Problem → Your task is to retype, word for word, the lines from the start of the data through the line holding "a_pred_limit = 6.81". Do not include the pictures.
————————
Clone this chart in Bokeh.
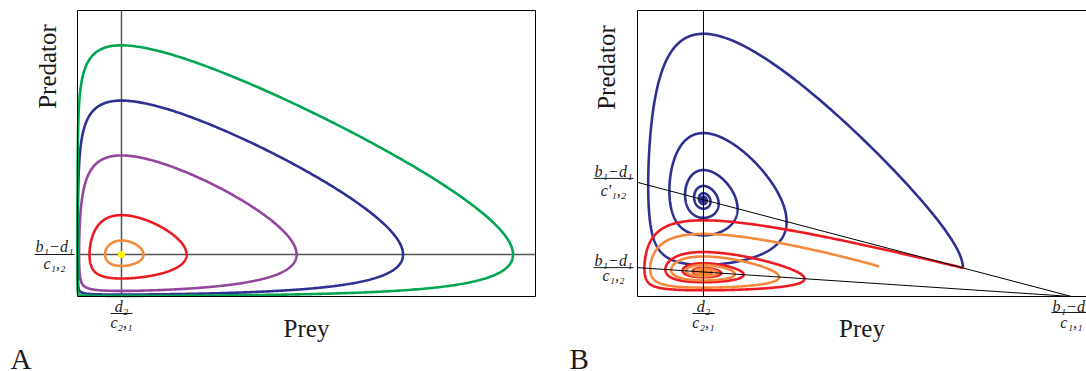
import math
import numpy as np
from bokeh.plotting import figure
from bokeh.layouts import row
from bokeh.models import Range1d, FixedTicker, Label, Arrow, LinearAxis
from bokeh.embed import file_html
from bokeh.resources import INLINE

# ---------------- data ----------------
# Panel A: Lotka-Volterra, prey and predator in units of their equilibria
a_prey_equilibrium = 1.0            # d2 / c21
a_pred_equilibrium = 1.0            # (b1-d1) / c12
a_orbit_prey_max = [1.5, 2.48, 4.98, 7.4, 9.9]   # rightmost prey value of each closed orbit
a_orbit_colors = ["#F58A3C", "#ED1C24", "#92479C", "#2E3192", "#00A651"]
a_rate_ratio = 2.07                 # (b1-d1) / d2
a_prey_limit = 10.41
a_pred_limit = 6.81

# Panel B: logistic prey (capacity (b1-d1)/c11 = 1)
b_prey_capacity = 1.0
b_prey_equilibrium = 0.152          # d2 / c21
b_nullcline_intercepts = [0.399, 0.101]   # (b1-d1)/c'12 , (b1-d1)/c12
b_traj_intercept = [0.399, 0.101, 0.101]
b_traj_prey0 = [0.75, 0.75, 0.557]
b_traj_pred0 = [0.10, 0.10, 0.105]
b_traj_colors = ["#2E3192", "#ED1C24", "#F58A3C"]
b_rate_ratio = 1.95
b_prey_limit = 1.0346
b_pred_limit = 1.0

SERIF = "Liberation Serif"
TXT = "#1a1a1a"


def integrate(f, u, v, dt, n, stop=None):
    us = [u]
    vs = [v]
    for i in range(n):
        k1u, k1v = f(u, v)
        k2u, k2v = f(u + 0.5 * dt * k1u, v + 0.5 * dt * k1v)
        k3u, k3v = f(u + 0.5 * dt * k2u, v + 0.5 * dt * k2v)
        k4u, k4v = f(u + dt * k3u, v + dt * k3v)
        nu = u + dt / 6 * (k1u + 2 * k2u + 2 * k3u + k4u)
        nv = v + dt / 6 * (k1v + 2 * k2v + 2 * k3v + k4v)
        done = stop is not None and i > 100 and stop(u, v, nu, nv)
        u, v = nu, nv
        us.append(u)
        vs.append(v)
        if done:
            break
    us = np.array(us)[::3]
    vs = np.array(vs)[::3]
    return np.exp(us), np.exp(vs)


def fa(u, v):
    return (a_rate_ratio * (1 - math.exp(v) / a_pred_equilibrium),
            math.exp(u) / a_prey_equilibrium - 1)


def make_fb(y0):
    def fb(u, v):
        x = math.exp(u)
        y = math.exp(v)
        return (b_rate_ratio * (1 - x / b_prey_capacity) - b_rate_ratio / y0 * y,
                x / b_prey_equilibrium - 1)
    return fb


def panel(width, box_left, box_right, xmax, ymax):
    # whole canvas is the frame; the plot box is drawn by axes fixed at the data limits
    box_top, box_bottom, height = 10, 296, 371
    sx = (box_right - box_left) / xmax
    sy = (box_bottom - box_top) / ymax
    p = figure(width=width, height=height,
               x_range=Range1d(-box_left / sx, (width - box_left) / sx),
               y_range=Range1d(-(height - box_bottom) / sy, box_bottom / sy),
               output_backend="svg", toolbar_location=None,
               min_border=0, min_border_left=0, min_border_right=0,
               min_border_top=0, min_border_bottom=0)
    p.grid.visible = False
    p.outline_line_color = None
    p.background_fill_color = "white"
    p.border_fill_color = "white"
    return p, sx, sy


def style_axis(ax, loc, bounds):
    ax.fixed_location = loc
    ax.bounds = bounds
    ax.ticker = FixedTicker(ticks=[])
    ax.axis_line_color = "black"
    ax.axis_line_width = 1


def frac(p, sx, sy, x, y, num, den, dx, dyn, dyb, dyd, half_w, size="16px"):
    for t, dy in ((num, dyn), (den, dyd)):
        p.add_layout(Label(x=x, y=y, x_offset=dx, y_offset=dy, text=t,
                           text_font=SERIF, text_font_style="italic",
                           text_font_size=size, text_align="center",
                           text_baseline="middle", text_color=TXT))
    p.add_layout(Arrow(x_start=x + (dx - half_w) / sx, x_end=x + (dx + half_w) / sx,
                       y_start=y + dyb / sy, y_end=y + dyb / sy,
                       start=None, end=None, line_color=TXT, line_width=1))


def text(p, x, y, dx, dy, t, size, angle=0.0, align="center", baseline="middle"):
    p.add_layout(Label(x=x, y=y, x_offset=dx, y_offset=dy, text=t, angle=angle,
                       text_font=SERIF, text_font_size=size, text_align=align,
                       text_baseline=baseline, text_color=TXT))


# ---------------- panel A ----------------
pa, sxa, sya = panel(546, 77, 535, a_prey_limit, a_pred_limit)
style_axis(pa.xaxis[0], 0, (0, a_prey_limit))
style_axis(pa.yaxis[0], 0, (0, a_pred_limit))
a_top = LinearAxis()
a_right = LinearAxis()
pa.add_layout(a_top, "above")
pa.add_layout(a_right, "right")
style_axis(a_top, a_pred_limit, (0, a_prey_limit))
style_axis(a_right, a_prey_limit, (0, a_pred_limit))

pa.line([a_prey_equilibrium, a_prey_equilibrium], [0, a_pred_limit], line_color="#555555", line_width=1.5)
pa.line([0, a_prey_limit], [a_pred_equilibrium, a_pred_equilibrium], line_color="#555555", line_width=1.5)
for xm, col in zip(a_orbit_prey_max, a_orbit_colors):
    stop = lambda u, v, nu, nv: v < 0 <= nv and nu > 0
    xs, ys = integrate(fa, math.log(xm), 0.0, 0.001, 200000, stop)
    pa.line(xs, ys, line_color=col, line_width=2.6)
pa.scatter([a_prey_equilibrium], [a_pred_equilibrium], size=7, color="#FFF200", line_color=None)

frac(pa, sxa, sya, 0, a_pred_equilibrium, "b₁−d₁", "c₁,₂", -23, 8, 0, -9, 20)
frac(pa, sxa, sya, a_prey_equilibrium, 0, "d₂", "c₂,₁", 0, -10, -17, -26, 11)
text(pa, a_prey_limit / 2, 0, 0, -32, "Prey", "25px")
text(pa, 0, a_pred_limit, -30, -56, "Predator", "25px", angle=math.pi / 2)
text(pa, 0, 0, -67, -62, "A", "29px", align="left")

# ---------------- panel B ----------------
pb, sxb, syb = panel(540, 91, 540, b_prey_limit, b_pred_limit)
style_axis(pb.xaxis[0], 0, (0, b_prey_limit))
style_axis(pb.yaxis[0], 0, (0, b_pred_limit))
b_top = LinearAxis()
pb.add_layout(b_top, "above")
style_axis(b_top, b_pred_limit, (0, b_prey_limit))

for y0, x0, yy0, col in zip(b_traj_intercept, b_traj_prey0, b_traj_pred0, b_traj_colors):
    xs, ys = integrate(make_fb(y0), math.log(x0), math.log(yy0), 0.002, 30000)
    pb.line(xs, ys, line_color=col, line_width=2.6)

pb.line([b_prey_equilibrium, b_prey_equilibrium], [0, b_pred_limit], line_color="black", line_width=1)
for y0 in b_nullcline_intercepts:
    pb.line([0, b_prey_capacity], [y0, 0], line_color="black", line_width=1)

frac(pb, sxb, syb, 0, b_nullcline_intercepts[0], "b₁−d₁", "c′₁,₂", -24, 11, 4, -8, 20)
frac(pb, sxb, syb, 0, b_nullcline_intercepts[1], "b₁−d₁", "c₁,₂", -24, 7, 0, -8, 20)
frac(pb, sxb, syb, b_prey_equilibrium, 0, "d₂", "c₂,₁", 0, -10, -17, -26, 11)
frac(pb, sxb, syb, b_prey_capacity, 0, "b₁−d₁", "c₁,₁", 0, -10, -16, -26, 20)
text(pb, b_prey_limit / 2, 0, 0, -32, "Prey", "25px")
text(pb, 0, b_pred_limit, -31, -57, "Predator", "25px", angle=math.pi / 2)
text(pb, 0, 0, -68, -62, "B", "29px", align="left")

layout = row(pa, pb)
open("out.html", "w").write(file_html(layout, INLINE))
————————
Response to the exercise →
Clone this chart in Bokeh.
import math
import numpy as np
from bokeh.plotting import figure
from bokeh.layouts import row
from bokeh.models import Range1d, FixedTicker, Label, Arrow, LinearAxis
from bokeh.embed import file_html
from bokeh.resources import INLINE

# ---------------- data ----------------
# Panel A: Lotka-Volterra, prey and predator in units of their equilibria
a_prey_equilibrium = 1.0            # d2 / c21
a_pred_equilibrium = 1.0            # (b1-d1) / c12
a_orbit_prey_max = [1.5, 2.48, 4.98, 7.4, 9.9]   # rightmost prey value of each closed orbit
a_orbit_colors = ["#F58A3C", "#ED1C24", "#92479C", "#2E3192", "#00A651"]
a_rate_ratio = 2.07                 # (b1-d1) / d2
a_prey_limit = 10.41
a_pred_limit = 6.81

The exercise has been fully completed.